Mexico's government says this time it really killed 'craziest' kingpin

GlobalPost

MEXICO CITY — The first time Mexican officials said they’d killed crime lord Nazario Moreno, few locals in the towns he terrorized believed it.

The locals had it right.

Now, officials say marines on Sunday shot and killed the leader of the Knights Templar gang — for real this time.

That means the dangerous kingpin, known by several nicknames like "El Chayo" and "El Mas Loco" (The Craziest), had been exploiting the cover of his fabled death in 2010 to continue commanding a vicious criminal syndicate from the shadows.

The capo's death — presumably his final one — underscores the confusing and sometimes duplicitous nature of Mexico's narco gang wars of the past seven years, which have left more than 100,000 dead or missing.

It also might crack a window on the corrupt political and police networks protecting the country's top gangsters.

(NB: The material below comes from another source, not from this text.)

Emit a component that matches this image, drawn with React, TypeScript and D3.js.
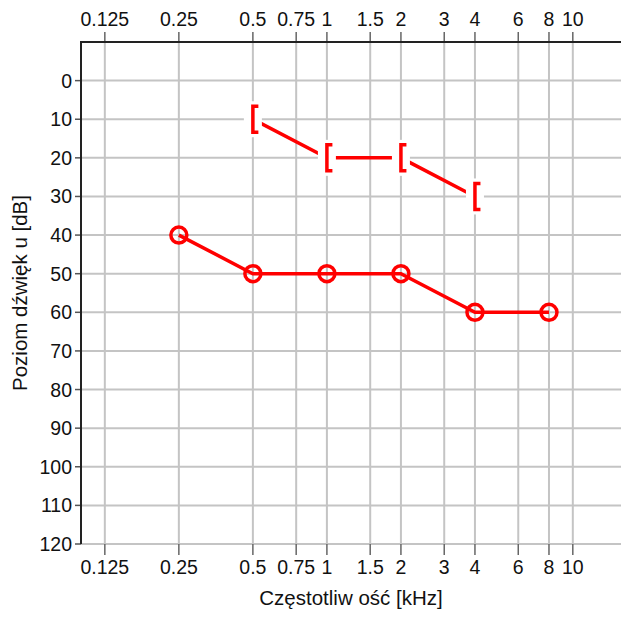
import React from "react";
import * as d3 from "d3";

const freqTicks = [0.125, 0.25, 0.5, 0.75, 1, 1.5, 2, 3, 4, 6, 8, 10];
const freqTickLabels = ["0.125", "0.25", "0.5", "0.75", "1", "1.5", "2", "3", "4", "6", "8", "10"];
const dbTicks = [0, 10, 20, 30, 40, 50, 60, 70, 80, 90, 100, 110, 120];

const airFreqs = [0.25, 0.5, 1, 2, 4, 8];
const airValues = [40, 50, 50, 50, 60, 60];

const boneFreqs = [0.5, 1, 2, 4];
const boneValues = [10, 20, 20, 30];

const W = 621;
const H = 619;
const left = 81;
const right = 623;
const top = 42;
const bottom = 544;
const RED = "#ff0000";
const FONT = "'Liberation Sans', Arial, sans-serif";

export default function App() {
  const x = d3.scaleLog().domain([0.1, 16]).range([left, right]);
  const y = d3.scaleLinear().domain([-10, 120]).range([top, bottom]);

  const line = d3
    .line<[number, number]>()
    .x((d) => x(d[0]))
    .y((d) => y(d[1]));

  const airPts: [number, number][] = airFreqs.map((f, i) => [f, airValues[i]]);
  const bonePts: [number, number][] = boneFreqs.map((f, i) => [f, boneValues[i]]);

  return (
    <svg
      width={W}
      height={H}
      style={{ position: "absolute", left: 0, top: 0, background: "#fff" }}
      fontFamily={FONT}
    >
      <rect x={0} y={0} width={W} height={H} fill="#fff" />
      {/* grid */}
      {dbTicks.map((d) => (
        <line key={"h" + d} x1={left} x2={right} y1={y(d)} y2={y(d)} stroke="#c4c4c4" strokeWidth={2} />
      ))}
      {freqTicks.map((f) => (
        <line key={"v" + f} x1={x(f)} x2={x(f)} y1={top} y2={bottom} stroke="#c4c4c4" strokeWidth={2} />
      ))}
      {/* ticks */}
      {freqTicks.map((f) => (
        <g key={"t" + f}>
          <line x1={x(f)} x2={x(f)} y1={top - 10} y2={top} stroke="#666" strokeWidth={1.5} />
          <line x1={x(f)} x2={x(f)} y1={bottom} y2={bottom + 11} stroke="#666" strokeWidth={1.5} />
        </g>
      ))}
      {dbTicks.map((d) => (
        <line key={"yt" + d} x1={left - 6} x2={left} y1={y(d)} y2={y(d)} stroke="#555" strokeWidth={1.5} />
      ))}
      {/* axes */}
      <line x1={left} x2={right} y1={top} y2={top} stroke="#222" strokeWidth={2} />
      <line x1={left} x2={left} y1={top - 1} y2={bottom} stroke="#222" strokeWidth={2} />

      {/* labels */}
      {freqTicks.map((f, i) => (
        <g key={"l" + f}>
          <text x={x(f)} y={26} fontSize={19.5} textAnchor="middle" fill="#111">
            {freqTickLabels[i]}
          </text>
          <text x={x(f)} y={574} fontSize={19.5} textAnchor="middle" fill="#111">
            {freqTickLabels[i]}
          </text>
        </g>
      ))}
      {dbTicks.map((d) => (
        <text key={"yl" + d} x={72} y={y(d)} dy="0.36em" fontSize={19.5} textAnchor="end" fill="#111">
          {d}
        </text>
      ))}
      <text x={351} y={605} fontSize={20.5} textAnchor="middle" fill="#111">
        Częstotliw ość [kHz]
      </text>
      <text
        transform={`translate(27, ${(top + bottom) / 2}) rotate(-90)`}
        fontSize={20.5}
        textAnchor="middle"
        fill="#111"
      >
        Poziom dźwięk u [dB]
      </text>

      {/* bone conduction */}
      <path d={line(bonePts) || ""} fill="none" stroke={RED} strokeWidth={3.5} />
      {bonePts.map((p, i) => (
        <rect key={"br" + i} x={x(p[0]) - 9} y={y(p[1]) - 18} width={18} height={36} fill="#fff" />
      ))}
      {bonePts.map((p, i) => {
        const cx = x(p[0]);
        const cy = y(p[1]);
        return (
          <path
            key={"b" + i}
            d={`M${cx + 5.5},${cy - 13} H${cx} V${cy + 13} H${cx + 5.5}`}
            fill="none"
            stroke={RED}
            strokeWidth={3.5}
          />
        );
      })}

      {/* air conduction */}
      <path d={line(airPts) || ""} fill="none" stroke={RED} strokeWidth={3.5} />
      {airPts.map((p, i) => (
        <circle key={"a" + i} cx={x(p[0])} cy={y(p[1])} r={8} fill="none" stroke={RED} strokeWidth={3.5} />
      ))}
    </svg>
  );
}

That Moreno was alive and leading the Templars in the western state of Michoacan "was always an open secret," Alfredo Castillo, Michoacan's federal security commissioner, told Milenio television on Monday. "People, civil society, repeatedly told you about this person, recognizing him as the head, the indisputable leader of this criminal organization." 

Marines guided by local civilian militiamen cornered Moreno in his mountain lair. They gunned him down in a firefight as he was leaving a party celebrating his 44th birthday, officials said.

Officials said Sunday evening that this time they’ve positively identified Moreno's remains. The attorney general's head of forensics said the fingerprints from the corpse matched Moreno's, so the kingpin's death was “100 percent” confirmed.

"Everyone believes it this time," said Aroldo Mendoza, a shopkeeper in Moreno's hometown of Apatzingan. "People are sure it's him."

But Moreno's death won’t end Michoacan’s turmoil any time soon. It’s unclear how involved the gang boss had been in the Knights Templar’s daily affairs in recent years. And two violent lieutenants, Servando “La Tuta” Gomez and Enrique “Kike” Plancarte, remain at large.

Meanwhile, internal fighting erupted Monday between two major factions of the self-defense forces that have been fighting the Templars for the past year. The groups accuse one another of betraying the movement. No casualties were immediately reported Monday night.

Playing dead

Federal police had mistakenly reported Moreno killed by machine-gun fire from a Black Hawk helicopter during a pitched Michoacan battle in December 2010. Top aides of then-President Felipe Calderon said Moreno's body had been carried away by the kingpin’s underlings.

Even the crime lord’s allies backed up the official line.

"Our maximum leader is no longer here," Servando Gomez, who in the past three years has been the Templars' most visible leader, said in a radio broadcast the day Moreno was falsely reported killed. "We have to continue on, we have to do it for our family and our people."

Already, the family had been convulsing.

Moreno had been a founder and leading member of the gruesome La Familia Michoacana. (Remember the five severed heads rolling onto a Mexican dance floor in 2006? That was their doing.)

When Moreno disappeared, his faction of La Familia splintered off and changed its name to the Knights Templar. They promoted the supposedly slain boss as a folk saint. Followers built shrines to Moreno across Michoacan, many with statues of the gang boss clad as a medieval Christian crusader. These quirky images have become a constant topic of online social media chatter.